Where are the Male Massage Parlors?
“I live in the cool part of Williamsburg.” That’s what the response to a Craigslist ad said. Later, in person, he clarified that he lived on the cusp of the ‘doxies and the hipsters. “My yard is the bridge.” Funny to hear someone rave about that because in the past, living near a bridge, a tunnel or train tracks was a bad thing, as in, living on the wrong side of the tracks. Ex: when in Pretty in Pink, Molly Ringwald won’t let the richie drive her home. “I don’t want you to know where I live!:(”
But I digress. I was in the market for a new friends-with-benefits. New ‘hood, new FWB. A situation like this, spurred by a dry spell, leads to the question: Why isn’t there a service for women called 1-800-dial-booty? I suppose some people call these male escorts. But, what I’m wondering is, if men have “massage parlors,” such as the one in Curry Hill that at 10 p.m. on a Thursday is open to give manicures, why aren’t there Italian men offering gay men and straight women massages?
But again I digress. This boy presented himself as a decent looking SWM, living in Williamsburg, working at his father’s factory, a native New Yorker, 420-friendly. Seemed fine, until I realized I’d met the stereotypical borough yid. OK, disclaimer: I’m a Jew, so I can say these things. If you are not of the chosen tribe, you may not. Just trust me or fear the wrath of even your secular friends.
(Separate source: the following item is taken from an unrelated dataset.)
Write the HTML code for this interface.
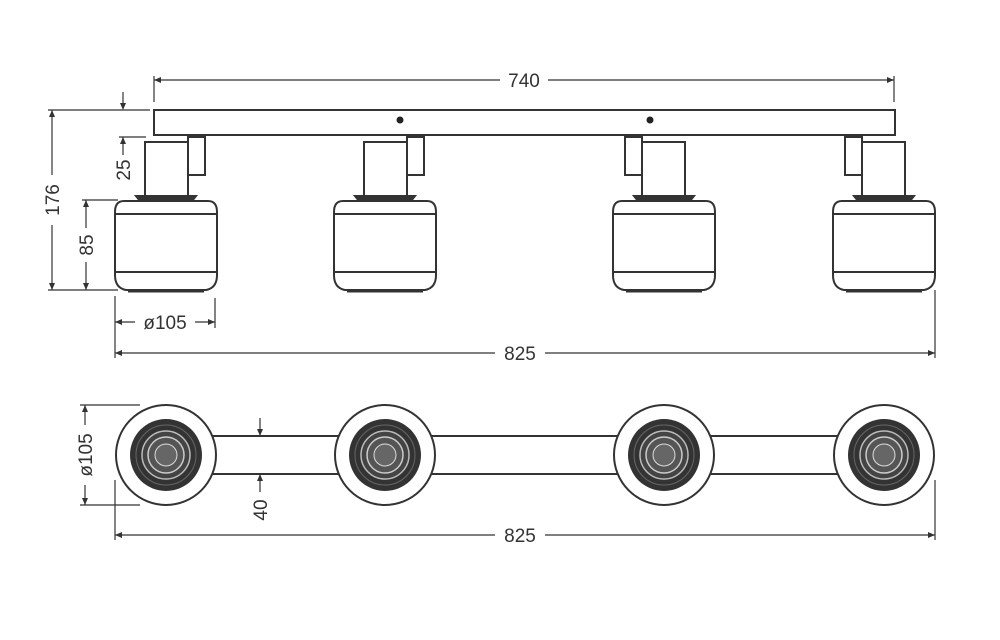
<!DOCTYPE html>
<html><head><meta charset="utf-8"><style>
html,body{margin:0;padding:0;background:#fff}
svg{display:block}
text{font-family:"Liberation Sans",sans-serif;font-size:19px;fill:#333}
</style></head><body>
<svg width="1000" height="640" viewBox="0 0 1000 640" xmlns="http://www.w3.org/2000/svg">
<defs>
<g id="lamp" fill="none" stroke="#333" stroke-width="2">
  <rect x="-21" y="142" width="43" height="58" fill="#fff"/>
  <rect x="22" y="137" width="17" height="38" fill="#fff"/>
  <path d="M-26,201 L26,201 L30,196 L-30,196 Z" fill="#333"/>
  <path d="M-42,201 L42,201 Q51,201 51,212 L51,275 Q51,288 40,290 L-40,290 Q-51,288 -51,275 L-51,212 Q-51,201 -42,201 Z" fill="#fff"/>
  <line x1="-51" y1="214" x2="51" y2="214"/>
  <line x1="-51" y1="272" x2="51" y2="272"/>
  <line x1="-38" y1="291" x2="38" y2="291" stroke-width="3"/>
</g>
<g id="top">
  <circle r="50" fill="#fff" stroke="#333" stroke-width="2"/>
  <circle r="36" fill="#333"/>
  <circle r="30" fill="none" stroke="#666" stroke-width="1"/>
  <circle r="24" fill="#444" stroke="#bbb" stroke-width="1.5"/>
  <circle r="18" fill="#555" stroke="#ccc" stroke-width="1.5"/>
  <circle r="11" fill="#666" stroke="#ddd" stroke-width="1"/>
</g>
</defs>
<g stroke="#333" stroke-width="1.2" fill="none">
  <line x1="154" y1="80" x2="500" y2="80"/><line x1="548" y1="80" x2="894" y2="80"/>
  <line x1="154" y1="76" x2="154" y2="102"/><line x1="894" y1="76" x2="894" y2="102"/>
  <line x1="48" y1="110" x2="150" y2="110"/><line x1="48" y1="290" x2="118" y2="290"/>
  <line x1="52" y1="110" x2="52" y2="175"/><line x1="52" y1="225" x2="52" y2="290"/>
  <line x1="123" y1="92" x2="123" y2="108"/>
  <line x1="119" y1="137" x2="146" y2="137"/>
  <line x1="123" y1="137" x2="123" y2="155"/>
  <line x1="82" y1="200" x2="118" y2="200"/>
  <line x1="86" y1="200" x2="86" y2="228"/><line x1="86" y1="262" x2="86" y2="290"/>
  <line x1="115" y1="296" x2="115" y2="358"/>
  <line x1="215" y1="298" x2="215" y2="328"/>
  <line x1="115" y1="322" x2="135" y2="322"/><line x1="195" y1="322" x2="215" y2="322"/>
  <line x1="115" y1="353" x2="495" y2="353"/><line x1="545" y1="353" x2="935" y2="353"/>
  <line x1="935" y1="290" x2="935" y2="358"/>
  <line x1="80" y1="405" x2="140" y2="405"/><line x1="80" y1="505" x2="140" y2="505"/>
  <line x1="85" y1="405" x2="85" y2="425"/><line x1="85" y1="485" x2="85" y2="505"/>
  <line x1="260" y1="418" x2="260" y2="436"/><line x1="260" y1="474" x2="260" y2="492"/>
  <line x1="115" y1="480" x2="115" y2="540"/><line x1="935" y1="480" x2="935" y2="540"/>
  <line x1="115" y1="535" x2="495" y2="535"/><line x1="545" y1="535" x2="935" y2="535"/>
</g>
<g fill="#333">
  <path d="M154,80 l7,-3 v6z"/><path d="M894,80 l-7,-3 v6z"/>
  <path d="M52,110 l-3,7 h6z"/><path d="M52,290 l-3,-7 h6z"/>
  <path d="M123,110 l-3,-7 h6z"/><path d="M123,137 l-3,7 h6z"/>
  <path d="M86,200 l-3,7 h6z"/><path d="M86,290 l-3,-7 h6z"/>
  <path d="M115,322 l7,-3 v6z"/><path d="M215,322 l-7,-3 v6z"/>
  <path d="M115,353 l7,-3 v6z"/><path d="M935,353 l-7,-3 v6z"/>
  <path d="M85,405 l-3,7 h6z"/><path d="M85,505 l-3,-7 h6z"/>
  <path d="M260,436 l-3,-7 h6z"/><path d="M260,474 l-3,7 h6z"/>
  <path d="M115,535 l7,-3 v6z"/><path d="M935,535 l-7,-3 v6z"/>
</g>
<rect x="154" y="110" width="741" height="25" fill="#fff" stroke="#333" stroke-width="2"/>
<circle cx="400" cy="120" r="3.5" fill="#222"/><circle cx="650" cy="120" r="3.5" fill="#222"/>
<use href="#lamp" transform="translate(166,0)"/>
<use href="#lamp" transform="translate(385,0)"/>
<use href="#lamp" transform="translate(664,0) scale(-1,1)"/>
<use href="#lamp" transform="translate(884,0) scale(-1,1)"/>
<rect x="166" y="436" width="718" height="38" fill="#fff" stroke="#333" stroke-width="2"/>
<use href="#top" transform="translate(166,455)"/>
<use href="#top" transform="translate(385,455)"/>
<use href="#top" transform="translate(664,455)"/>
<use href="#top" transform="translate(884,455)"/>
<text x="524" y="87" text-anchor="middle">740</text>
<text x="520" y="360" text-anchor="middle">825</text>
<text x="520" y="542" text-anchor="middle">825</text>
<text x="165" y="329" text-anchor="middle">ø105</text>
<text transform="translate(59,200) rotate(-90)" text-anchor="middle">176</text>
<text transform="translate(130,170) rotate(-90)" text-anchor="middle">25</text>
<text transform="translate(93,245) rotate(-90)" text-anchor="middle">85</text>
<text transform="translate(92,455) rotate(-90)" text-anchor="middle">ø105</text>
<text transform="translate(267,510) rotate(-90)" text-anchor="middle">40</text>
</svg>
</body></html>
After a few emails, we agreed to meet for a drink. I chose Rue B because it was dubbed a Jazz bar and a few people had recommended it. Dark and cozy, candle lit, filled with a mix of East Villagers and transplants from France, walls covered with black and white pictures of cultural icons, it was a great setting for meeting someone new. Public enough to be safe, close to my house and chill.
But, as I was staring of the picture of James Dean and the legs of a thick white roller girl-type, wearing shorts and rainbow knee-high socks, I began realizing I’d scored a sort-of date with another confused New York man. Driven by the status quo and the pressure to earn, this secular, ecstasy swallowing, bike activist told me that after college, he spent time in Cozumel, Mexico, selling diamonds from a 46th Street shop to the tourists coming off cruise ships. Imagine that, a Queens native living in Cozumel, selling diamonds from Manhattan, likely by way of Africa, to Long Island residents on a Carnival trip. Oh the irony.
He told me that taking that job was good, because it got him on a career track and now he is money hungry. Otherwise, he might’ve ended up a beatnik. Oh the horror! And so back he came to the U.S. and ended up working for his dad’s Bronx-based factory, an import/export business, with a personal assistant in The Philippines (they write American English!), and a techie in India. It’s the American way!
On and on, about the sisters in Israel, the travel to South America, the many raging parties at his house spearheaded by his rich techie friend and the activist bikers downstairs. Oh so appealing. Meanwhile, he finished his beer in about two minutes. I’m not talking a 12-ounce bottle. I’m talking a pint of ale. It’s almost like it is supposed to seem like silent bragging, like a virtual pounding on the chest of a man that does not remotely resemble his primate counterpart.
But I’m not mad and I’m not sad. I’m not even disappointed. For I’ve got a tap Blue Moon in my hand, a bartender with a blond ponytail to glance at, and a giant photo of my love, James Dean, dead center ahead. It could be worse.
And so we segue to the movie, music and travel questions. The awkward silences. The bold questions–”do you have any vices, any fetishes, do you like girls?” Boring me, no, uh besides liquor and 420, which I don’t think of as vices. I’ve never done the “girl thing,” I respond. Am I sounding boring? Only in New York does a toking, drinking writer with colleagues in India and London, and a Kiwi trip planned–fear being boring?
So, after I finish my beer, he bluntly asks, “so, would you like to come back to Williamsburg with me?” I’ve already set up that I have a fictional assignment, so I say no this time. He advises that he is going to leave then and settles the bill. I have finally mastered the art of not even attempting the reach. Girl power!
So he pays and we walk out. He pulls the “I’m going this way,” so that I can say “well, I’m going that way.” And he says, “keep in touch. You’re cute.” And that’s all. I happily duck into the bodega to grab some milk to accompany tomorrow’s French press coffee. The last face of the night I see is the sweet middle-aged Arab man behind the counter, clothed in many layers, complete with a hood. We commiserate over the 19-degree weather and he flashes a kind innocent smile. Home to the organic vodka and tea, the cats and the computer. Not all men in NYC are crazy, but most of them are resistible.